General Fusion Lists on Nasdaq as GFUZ, Shares Jump After SPAC Merger
General Fusion began trading on Nasdaq under the ticker GFUZ on July 13, 2026, marking the first publicly listed fusion power company; shares surged in early trading. The listing follows a reverse merger with Spring Valley Acquisition Corp. III and a private financing round, and the company says it holds roughly $150 million in cash.
Nasdaq Debut and Early Trading
General Fusion opened on the Nasdaq on July 13, 2026, and saw immediate buying interest that lifted the stock sharply from its reference price. By mid-afternoon trading the shares were up roughly 40% from an initial quote of $12.85, reflecting strong market appetite for a listed entrant in the fusion sector.
The debut establishes General Fusion as the first fusion power company to trade publicly in the United States, preceding other private rivals that have signaled plans to pursue public listings. The listing is being watched by investors and industry observers as a bellwether for investor appetite in capital-intensive clean-energy technologies.
Deal Completion and Cash Position
The company completed its reverse merger with Spring Valley Acquisition Corp. III in the days before the Nasdaq listing, a transaction first announced in January 2026. Alongside the de-SPAC, General Fusion secured $108 million from private investors and reported a combined cash position of roughly $150 million.

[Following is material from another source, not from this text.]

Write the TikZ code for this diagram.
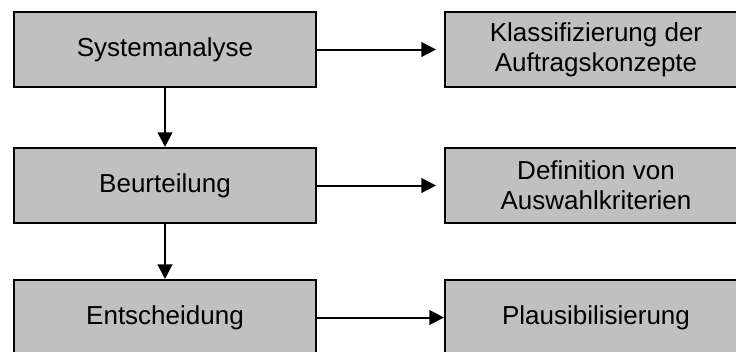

That reported cash figure is the company’s working baseline as it transitions to public reporting and investor scrutiny. Management has framed the combined proceeds as providing runway for near-term development work and to advance its reactor testing program.
Redemptions Reduced SPAC Proceeds
Like many de-SPAC transactions, the merger saw investor redemptions that substantially trimmed the amount of cash rolled into the business trust. While the company has not released a precise redemption total, press reports have estimated that proceeds from the SPAC may have been reduced to less than $30 million after redemptions and fees.
The dynamics underline a common challenge for companies using SPACs to access public capital: initial headline cash totals can be eroded by redemptions, changing the financing calculus once the deal closes. General Fusion’s supplementary private raise partially offset that shortfall but leaves the company with a smaller than-anticipated immediate war chest.
Technology Approach and LM26 Program
General Fusion’s technical pathway centers on magnetized target fusion, a method that forms a magnetized plasma target and compresses it inside a chamber surrounded by a liquid-metal blanket. The company’s design relies on mechanically driven drivers that compress a liquid lithium liner around the plasma to achieve the temperatures and pressures required for fusion reactions.
The firm has been developing a test device known as LM26 as a critical step toward demonstrating net energy gain, or “breakeven.” Funding interruptions have pushed previously optimistic timelines back; company statements now project that breakeven objectives are unlikely this year and may shift into 2028 or later, with a first commercial plant targeted for approximately 2035.
Operational Strains and Workforce Reductions
General Fusion entered the public transaction after a period of financial strain that included failed fundraising efforts and workforce cuts. In May 2025 the company reduced headcount by about a quarter as it sought to conserve cash, and a subsequent August 2025 capital infusion of around $22 million was described by insiders as a conditional “pay-to-play” bridge round.
Those measures bought the company additional runway but did not eliminate the need for larger capital commitments to advance full-scale reactor development. The decision to pursue a reverse merger and an accompanying private placement reflects a broader shift toward securing public-market access to support long-term engineering milestones.
Sector Standing and Competitive Landscape
Founded in 2002, General Fusion is one of the longest-running private fusion ventures and has raised more than $600 million from private backers over its history. Its Nasdaq listing places at least one fusion developer on a public market for the first time and will provide a new price-discovery mechanism for investors assessing the viability of nuclear-fusion startups.
Competitors pursuing alternative fusion approaches remain privately held and continue to attract venture and strategic capital, with some planning or signaling future public transactions. The success or struggle of General Fusion as a public company will likely influence investor sentiment toward other fusion developers and the sector’s broader fundraising environment.
Public scrutiny will intensify in the weeks ahead as General Fusion begins filing quarterly reports and discloses more detail on its cash position and development milestones. Investors will be watching how the company allocates its reported $150 million and how quickly it can resume testing toward breakeven and larger-scale demonstrations.
General Fusion faces a long technical and regulatory path from prototype testing to commercial power plants, and its Nasdaq debut gives both capital access and a new set of expectations from shareholders and markets.